- _EXERCISE INSTRUCTIONS_
In your copy, include every line of the listing below exactly but none of the pictures.

- _SOURCE MATERIAL_
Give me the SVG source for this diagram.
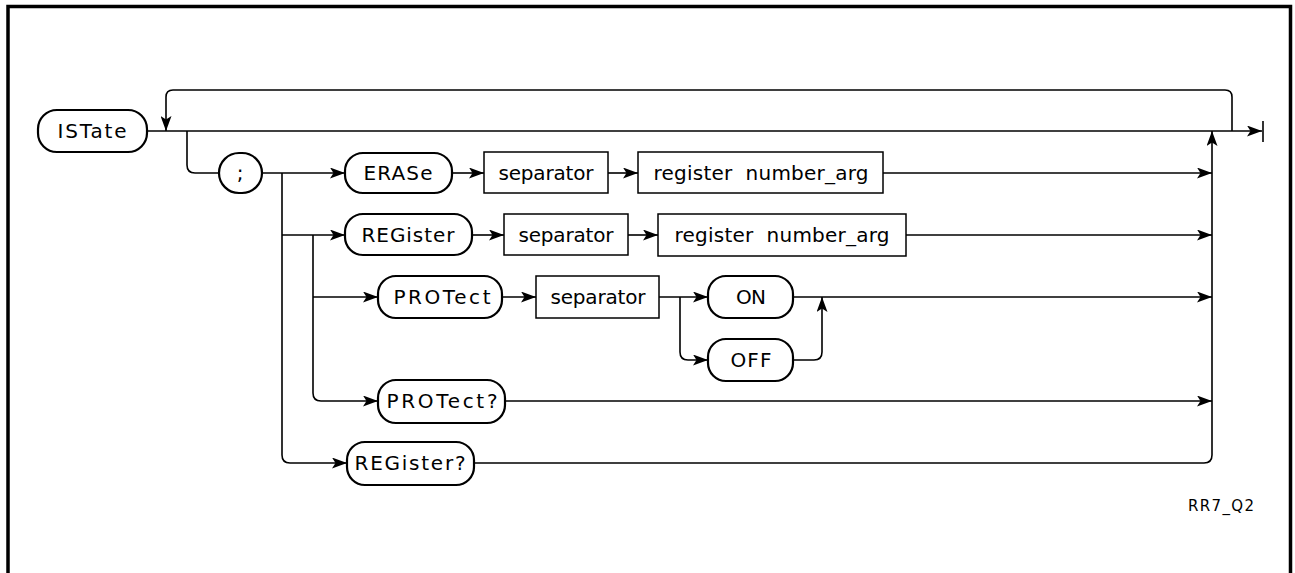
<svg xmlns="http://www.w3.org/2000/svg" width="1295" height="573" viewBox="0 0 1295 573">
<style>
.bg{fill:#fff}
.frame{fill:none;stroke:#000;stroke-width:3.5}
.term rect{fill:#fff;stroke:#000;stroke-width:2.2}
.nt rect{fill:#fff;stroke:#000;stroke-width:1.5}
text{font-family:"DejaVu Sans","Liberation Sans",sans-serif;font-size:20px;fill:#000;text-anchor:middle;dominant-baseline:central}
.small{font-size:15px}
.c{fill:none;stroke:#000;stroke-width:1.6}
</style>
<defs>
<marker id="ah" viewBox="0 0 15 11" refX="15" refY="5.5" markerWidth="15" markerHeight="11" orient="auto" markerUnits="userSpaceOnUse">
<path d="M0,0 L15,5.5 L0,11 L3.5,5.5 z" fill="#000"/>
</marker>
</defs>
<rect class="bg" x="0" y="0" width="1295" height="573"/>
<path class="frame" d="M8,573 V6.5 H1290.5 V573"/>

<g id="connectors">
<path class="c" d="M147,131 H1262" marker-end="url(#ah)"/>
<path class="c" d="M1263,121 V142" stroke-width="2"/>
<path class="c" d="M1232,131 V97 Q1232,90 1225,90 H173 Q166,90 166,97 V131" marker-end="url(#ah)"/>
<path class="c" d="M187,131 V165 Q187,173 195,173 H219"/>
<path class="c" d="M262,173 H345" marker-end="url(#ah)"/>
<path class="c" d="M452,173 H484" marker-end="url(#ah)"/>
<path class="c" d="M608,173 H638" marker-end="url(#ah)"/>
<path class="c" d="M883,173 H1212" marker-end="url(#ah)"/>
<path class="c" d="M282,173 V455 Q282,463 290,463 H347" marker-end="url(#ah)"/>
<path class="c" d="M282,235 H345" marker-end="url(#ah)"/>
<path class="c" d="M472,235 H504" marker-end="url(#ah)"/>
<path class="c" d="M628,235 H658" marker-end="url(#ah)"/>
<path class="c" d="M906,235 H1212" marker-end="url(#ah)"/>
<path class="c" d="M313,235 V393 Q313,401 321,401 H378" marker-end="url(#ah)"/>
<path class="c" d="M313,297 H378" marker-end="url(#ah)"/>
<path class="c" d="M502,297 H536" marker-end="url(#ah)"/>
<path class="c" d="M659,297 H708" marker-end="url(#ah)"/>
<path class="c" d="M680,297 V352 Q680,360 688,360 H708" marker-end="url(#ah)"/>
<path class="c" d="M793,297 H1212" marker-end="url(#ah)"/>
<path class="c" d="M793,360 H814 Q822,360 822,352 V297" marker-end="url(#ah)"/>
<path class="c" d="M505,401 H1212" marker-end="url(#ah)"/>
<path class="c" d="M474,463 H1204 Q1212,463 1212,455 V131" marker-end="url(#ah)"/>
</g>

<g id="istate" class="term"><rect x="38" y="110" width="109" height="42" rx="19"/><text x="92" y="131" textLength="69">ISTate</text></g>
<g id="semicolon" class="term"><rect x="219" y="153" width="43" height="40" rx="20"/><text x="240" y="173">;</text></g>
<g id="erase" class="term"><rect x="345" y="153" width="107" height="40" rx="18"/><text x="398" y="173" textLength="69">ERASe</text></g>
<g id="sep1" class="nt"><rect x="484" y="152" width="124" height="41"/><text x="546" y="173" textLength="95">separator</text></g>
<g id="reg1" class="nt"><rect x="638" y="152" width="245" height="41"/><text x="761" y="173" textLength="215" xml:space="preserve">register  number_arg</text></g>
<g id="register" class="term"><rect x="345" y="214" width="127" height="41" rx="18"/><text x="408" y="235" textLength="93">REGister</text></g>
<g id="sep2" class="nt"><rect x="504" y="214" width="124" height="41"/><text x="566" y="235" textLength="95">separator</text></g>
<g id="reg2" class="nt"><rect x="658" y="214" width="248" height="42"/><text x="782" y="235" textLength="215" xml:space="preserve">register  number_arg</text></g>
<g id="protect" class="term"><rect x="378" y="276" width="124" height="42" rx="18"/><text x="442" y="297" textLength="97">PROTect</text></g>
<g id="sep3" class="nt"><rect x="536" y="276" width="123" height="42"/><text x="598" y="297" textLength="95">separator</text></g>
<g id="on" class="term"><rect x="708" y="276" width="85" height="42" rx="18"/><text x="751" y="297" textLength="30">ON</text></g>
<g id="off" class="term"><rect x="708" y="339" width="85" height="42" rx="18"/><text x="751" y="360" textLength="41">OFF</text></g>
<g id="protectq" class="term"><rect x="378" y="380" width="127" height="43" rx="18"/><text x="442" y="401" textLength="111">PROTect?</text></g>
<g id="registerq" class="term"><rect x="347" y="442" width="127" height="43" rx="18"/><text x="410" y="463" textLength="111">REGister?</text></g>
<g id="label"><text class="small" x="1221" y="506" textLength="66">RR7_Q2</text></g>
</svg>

- _RESPONSE_
Give me the SVG source for this diagram.
<svg xmlns="http://www.w3.org/2000/svg" width="1295" height="573" viewBox="0 0 1295 573">
<style>
.bg{fill:#fff}
.frame{fill:none;stroke:#000;stroke-width:3.5}
.term rect{fill:#fff;stroke:#000;stroke-width:2.2}
.nt rect{fill:#fff;stroke:#000;stroke-width:1.5}
text{font-family:"DejaVu Sans","Liberation Sans",sans-serif;font-size:20px;fill:#000;text-anchor:middle;dominant-baseline:central}
.small{font-size:15px}
.c{fill:none;stroke:#000;stroke-width:1.6}
</style>
<defs>
<marker id="ah" viewBox="0 0 15 11" refX="15" refY="5.5" markerWidth="15" markerHeight="11" orient="auto" markerUnits="userSpaceOnUse">
<path d="M0,0 L15,5.5 L0,11 L3.5,5.5 z" fill="#000"/>
</marker>
</defs>
<rect class="bg" x="0" y="0" width="1295" height="573"/>
<path class="frame" d="M8,573 V6.5 H1290.5 V573"/>

<g id="connectors">
<path class="c" d="M147,131 H1262" marker-end="url(#ah)"/>
<path class="c" d="M1263,121 V142" stroke-width="2"/>
<path class="c" d="M1232,131 V97 Q1232,90 1225,90 H173 Q166,90 166,97 V131" marker-end="url(#ah)"/>
<path class="c" d="M187,131 V165 Q187,173 195,173 H219"/>
<path class="c" d="M262,173 H345" marker-end="url(#ah)"/>
<path class="c" d="M452,173 H484" marker-end="url(#ah)"/>
<path class="c" d="M608,173 H638" marker-end="url(#ah)"/>
<path class="c" d="M883,173 H1212" marker-end="url(#ah)"/>
<path class="c" d="M282,173 V455 Q282,463 290,463 H347" marker-end="url(#ah)"/>
<path class="c" d="M282,235 H345" marker-end="url(#ah)"/>
<path class="c" d="M472,235 H504" marker-end="url(#ah)"/>
<path class="c" d="M628,235 H658" marker-end="url(#ah)"/>
<path class="c" d="M906,235 H1212" marker-end="url(#ah)"/>
<path class="c" d="M313,235 V393 Q313,401 321,401 H378" marker-end="url(#ah)"/>
<path class="c" d="M313,297 H378" marker-end="url(#ah)"/>
<path class="c" d="M502,297 H536" marker-end="url(#ah)"/>
<path class="c" d="M659,297 H708" marker-end="url(#ah)"/>
<path class="c" d="M680,297 V352 Q680,360 688,360 H708" marker-end="url(#ah)"/>
<path class="c" d="M793,297 H1212" marker-end="url(#ah)"/>
<path class="c" d="M793,360 H814 Q822,360 822,352 V297" marker-end="url(#ah)"/>
<path class="c" d="M505,401 H1212" marker-end="url(#ah)"/>
<path class="c" d="M474,463 H1204 Q1212,463 1212,455 V131" marker-end="url(#ah)"/>
</g>

<g id="istate" class="term"><rect x="38" y="110" width="109" height="42" rx="19"/><text x="92" y="131" textLength="69">ISTate</text></g>
<g id="semicolon" class="term"><rect x="219" y="153" width="43" height="40" rx="20"/><text x="240" y="173">;</text></g>
<g id="erase" class="term"><rect x="345" y="153" width="107" height="40" rx="18"/><text x="398" y="173" textLength="69">ERASe</text></g>
<g id="sep1" class="nt"><rect x="484" y="152" width="124" height="41"/><text x="546" y="173" textLength="95">separator</text></g>
<g id="reg1" class="nt"><rect x="638" y="152" width="245" height="41"/><text x="761" y="173" textLength="215" xml:space="preserve">register  number_arg</text></g>
<g id="register" class="term"><rect x="345" y="214" width="127" height="41" rx="18"/><text x="408" y="235" textLength="93">REGister</text></g>
<g id="sep2" class="nt"><rect x="504" y="214" width="124" height="41"/><text x="566" y="235" textLength="95">separator</text></g>
<g id="reg2" class="nt"><rect x="658" y="214" width="248" height="42"/><text x="782" y="235" textLength="215" xml:space="preserve">register  number_arg</text></g>
<g id="protect" class="term"><rect x="378" y="276" width="124" height="42" rx="18"/><text x="442" y="297" textLength="97">PROTect</text></g>
<g id="sep3" class="nt"><rect x="536" y="276" width="123" height="42"/><text x="598" y="297" textLength="95">separator</text></g>
<g id="on" class="term"><rect x="708" y="276" width="85" height="42" rx="18"/><text x="751" y="297" textLength="30">ON</text></g>
<g id="off" class="term"><rect x="708" y="339" width="85" height="42" rx="18"/><text x="751" y="360" textLength="41">OFF</text></g>
<g id="protectq" class="term"><rect x="378" y="380" width="127" height="43" rx="18"/><text x="442" y="401" textLength="111">PROTect?</text></g>
<g id="registerq" class="term"><rect x="347" y="442" width="127" height="43" rx="18"/><text x="410" y="463" textLength="111">REGister?</text></g>
<g id="label"><text class="small" x="1221" y="506" textLength="66">RR7_Q2</text></g>
</svg>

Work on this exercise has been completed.